A considerable part of the plastic problem can be clearly seen in the approach that most solutions are focused on: the terms of what consumers can do.
In other words, telling the consumers to recycle a plastic bottle, or to drink from a reusable water bottle, or to stop eating from the styrofoam takeout containers delivered in a good proportion of restaurants.
Nevertheless, what we all see (and feel) is what Senator Tom Udall of New Mexico accurately pointed out: “The plastics pollution crisis has reached a tipping point and the American people are fed up”.
It is under that thought that Mr. Udall and Representative Alan Lowenthal from California recently introduced a bill, which is one of the most aggressive attempts to hold the plastics industry, beverage makers and some other companies financially responsible for dealing with the waste they actually create.

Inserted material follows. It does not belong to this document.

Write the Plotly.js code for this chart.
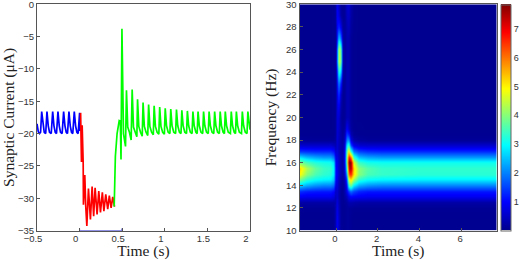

This bill set a precedent move towards calling for a pause on creating new plastic producing plants. These plants have been booming from the oil and gas industry, and have served as job generators in different states throughout the United States, and within several countries.
The problem with this economic source? It created a broader, systemic problem that is more expensive in the mid and long term, basically because regardless of the plastics industry encouraging their consumers to recycle empty containers - sometimes by sponsoring marketing campaigns and school competitions -, in reality, the vast majority of used plastic has been ending up landfills, incinerators or shipped to other nations, where its fate is far from clear, particularly when speaking about developing countries such as México.